Observers of the industrial automation market will probably debate for years whether the huge corporate reorganization at Siemens AG, which became effective last month, was a planned or largely spontaneous event.
Advocates of the spontaneity theory will argue that the bribery scandal that engulfed Siemens for much of 2007 and claimed the company's two top executives not only forced the reorganization, but also required that it be broad and deep. Others, including new CEO Peter Loscher, will take the view that Siemens was already in the process of self-examination based on an analysis of demographic and market trends and would have reorganized regardless of the scandal.
In such a debate, the timing of the reorganization becomes the real variable, but what's indisputable is that both things — the scandal and the market analysis — occurred in parallel and now present what Loscher evidently sees as both an immediate opportunity to restore confidence in Siemens and a far more significant long-term play to transform the company for the years ahead.
And it is that second objective, the long-term opportunity, that underscores that the reorganization announced in late November, in which Siemens has restructured into three business units encompassing 15 divisions, each with its own chief executive, is really just the first step in a transformational journey that may last for several years.
That journey includes important objectives. Growth, of course, is the all-encompassing goal. But close behind are alignment with what Loscher calls the "megatrends" in energy, climate, and technology; the need to speed up decision-making; the ability to address new customer segments; and the need to inject fresh managerial talent at all levels.

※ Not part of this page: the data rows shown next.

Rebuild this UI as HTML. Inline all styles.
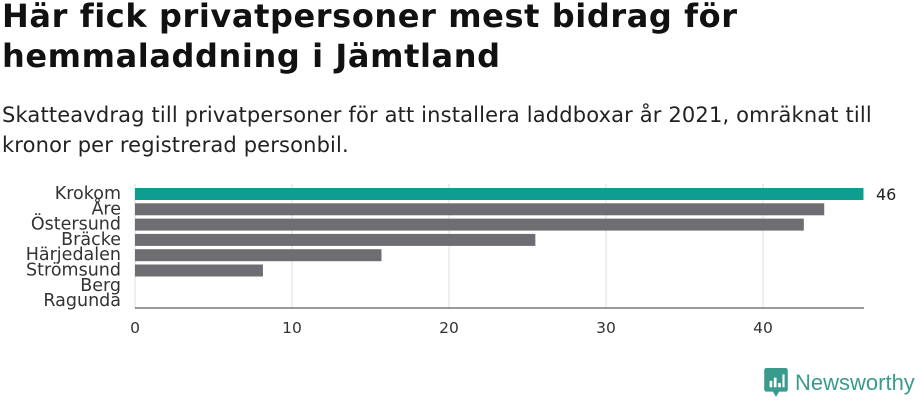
<!DOCTYPE html>
<html><head><meta charset="utf-8"><style>
body{margin:0;width:920px;height:400px;background:#fff;font-family:"DejaVu Sans","Liberation Sans",sans-serif;overflow:hidden;position:relative}
h1{position:absolute;left:2px;top:-4px;margin:0;font-size:32px;line-height:40px;font-weight:bold;color:#111;letter-spacing:0.6px;white-space:nowrap}
p{position:absolute;left:2px;top:100px;margin:0;font-size:21px;line-height:30px;color:#222;letter-spacing:0.15px;white-space:nowrap}
</style></head><body>
<h1>Här fick privatpersoner mest bidrag för<br>hemmaladdning i Jämtland</h1>
<p>Skatteavdrag till privatpersoner för att installera laddboxar år 2021, omräknat till<br>kronor per registrerad personbil.</p>
<svg id="chart" width="920" height="400" style="position:absolute;left:0;top:0"></svg>
<div style="position:absolute;left:764px;top:368px;display:flex;align-items:center;gap:7px">
<svg width="24" height="30" viewBox="0 0 22 28"><path d="M2 0h18a2 2 0 0 1 2 2v18a2 2 0 0 1-2 2h-6l-3 5-3-5H2a2 2 0 0 1-2-2V2a2 2 0 0 1 2-2z" fill="#3a9a8e"/><rect x="5" y="12" width="2.5" height="6" fill="#fff"/><rect x="9" y="9" width="2.5" height="9" fill="#fff"/><rect x="13" y="14" width="2.5" height="4" fill="#fff"/><rect x="17" y="6" width="2" height="12" fill="#fff"/></svg>
<span style="font-family:'Liberation Sans',sans-serif;font-size:22px;color:#3a9a8e">Newsworthy</span></div>
<script>
const categories=["Krokom","Åre","Östersund","Bräcke","Härjedalen","Strömsund","Berg","Ragunda"];
const values=[46.4,43.9,42.6,25.5,15.7,8.15,0,0];
const ticks=[0,10,20,30,40];
const svg=document.getElementById('chart');
const NS='http://www.w3.org/2000/svg';
const x0=135,pxPer=15.7,y0=186,step=15.3,bh=12;
const xs=v=>x0+v*pxPer;
function mk(t,a){const e=document.createElementNS(NS,t);for(const k in a)e.setAttribute(k,a[k]);svg.appendChild(e);return e;}
ticks.forEach(t=>{
 const g=mk('line',{x1:xs(t),x2:xs(t),y1:184,y2:308,stroke:'#ddd','stroke-width':1});
 
 
 const l=mk('text',{x:xs(t),y:333,'text-anchor':'middle','font-size':15.5,fill:'#333'});
 l.textContent=t;
 
 
});
categories.forEach((c,i)=>{
 const y=y0+i*step;
 const l=mk('text',{x:121,y:y+13,'text-anchor':'end','font-size':17.5,fill:'#333'});
 l.textContent=c;
 
 
 if(values[i]>0){
  const r=mk('rect',{x:x0,y:y+2,width:xs(values[i])-x0,height:bh,fill:i==0?'#0e9e8f':'#6e6d72'});
  
  
 }
});
const v=mk('text',{x:876,y:y0+14,'font-size':16,fill:'#222'});
v.textContent=Math.round(values[0]);


const ax=mk('line',{x1:x0,x2:864,y1:308,y2:308,stroke:'#333','stroke-width':1});


</script>
</body></html>
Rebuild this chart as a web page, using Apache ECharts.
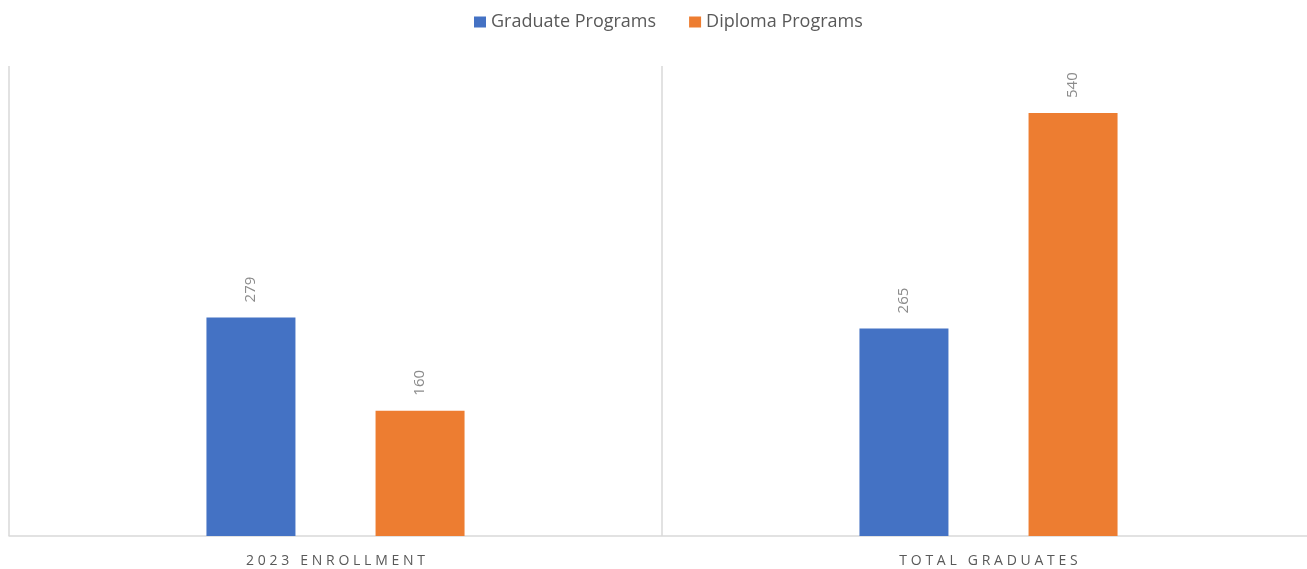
<!DOCTYPE html>
<html>
<head>
<meta charset="utf-8">
<title>Enrollment and Graduates</title>
<script src="https://cdn.jsdelivr.net/npm/echarts@6/dist/echarts.min.js"></script>
<style>
  html, body { margin: 0; padding: 0; background: #fff; }
  #chart { width: 1307px; height: 569px; }
</style>
</head>
<body>
<div id="chart"></div>
<script>
// data
var categories = ['2023 ENROLLMENT', 'TOTAL GRADUATES'];
var seriesNames = ['Graduate Programs', 'Diploma Programs'];
var graduateValues = [279, 265];
var diplomaValues = [160, 540];

var chart = echarts.init(document.getElementById('chart'));

// spread letters a bit, like the original axis labels
function spaced(s) {
  return s.split('').join('\u2009\u200A');
}

var labelStyle = {
  show: true,
  position: 'top',
  rotate: 90,
  align: 'left',
  verticalAlign: 'middle',
  distance: 15,
  color: '#8c8c8c',
  fontSize: 15,
  fontFamily: 'Open Sans'
};

var option = {
  animation: false,
  textStyle: { fontFamily: 'Open Sans' },
  legend: {
    top: 8,
    left: 469,
    itemWidth: 12,
    itemHeight: 11,
    itemGap: 33,
    icon: 'rect',
    data: seriesNames,
    textStyle: { color: '#595959', fontSize: 18, fontFamily: 'Open Sans' }
  },
  // right edge runs a bit past the canvas, like the original
  grid: {
    left: 9,
    top: 66,
    right: -8,
    bottom: 33,
    outerBoundsMode: 'none'
  },
  xAxis: {
    type: 'category',
    data: categories,
    axisTick: { show: false },
    axisLine: { lineStyle: { color: '#d9d9d9', width: 1.5 } },
    splitLine: { show: true, interval: 0, lineStyle: { color: '#d9d9d9', width: 1.5 } },
    axisLabel: {
      color: '#595959',
      fontSize: 14,
      margin: 18,
      formatter: function (v) { return spaced(v); }
    }
  },
  yAxis: {
    type: 'value',
    min: 0,
    max: 600,
    show: false,
    splitLine: { show: false }
  },
  series: [
    {
      name: seriesNames[0],
      type: 'bar',
      data: graduateValues,
      barWidth: 89,
      barGap: '90%',
      itemStyle: { color: '#4472C4' },
      label: labelStyle
    },
    {
      name: seriesNames[1],
      type: 'bar',
      data: diplomaValues,
      barWidth: 89,
      itemStyle: { color: '#ED7D31' },
      label: labelStyle
    }
  ]
};

chart.setOption(option);
</script>
</body>
</html>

In remarks that received scant attention in November, Loscher and other Siemens executives indicated some of the transformation's longer-term objectives. "We're using the process to have the right people at the next level," Loscher said. "It is a process that will take several years. We want to give young managers a chance, those that have huge potential within the company."
Heinrich Hiesinger, the new CEO of the Industry Sector, summed up the rationale for the new CEO structure. "The structure is a lot simpler," he said. "Now we have CEOs who can make decisions. Manageability has increased."
Division heads who can be more entrepreneurial will be important, particularly where Siemens will address new customer groups. Case in point: the new Industry Automation division, which includes UGS, the product lifecycle management software vendor acquired last year. The division's unfolding digital factory strategy, which envisions a seamless connection between design and production technologies, will depend upon reaching more senior-level influencers than Siemens has been used to dealing with in the automation market.
That, of course, will take adaptability and flexibility. And that's really what the reorganization of 2007 and beyond is about. But transforming a ?72 billion, 475,000-employee organization isn't easy and won't be done in a few weeks' time. What Loscher has done, with the bribery scandal as a triggering event, is to embark on the creation of a 21st century Siemens — a global powerhouse with the agility and speed of a local competitor. The months and years ahead will determine how quickly and fully his creation will come into being.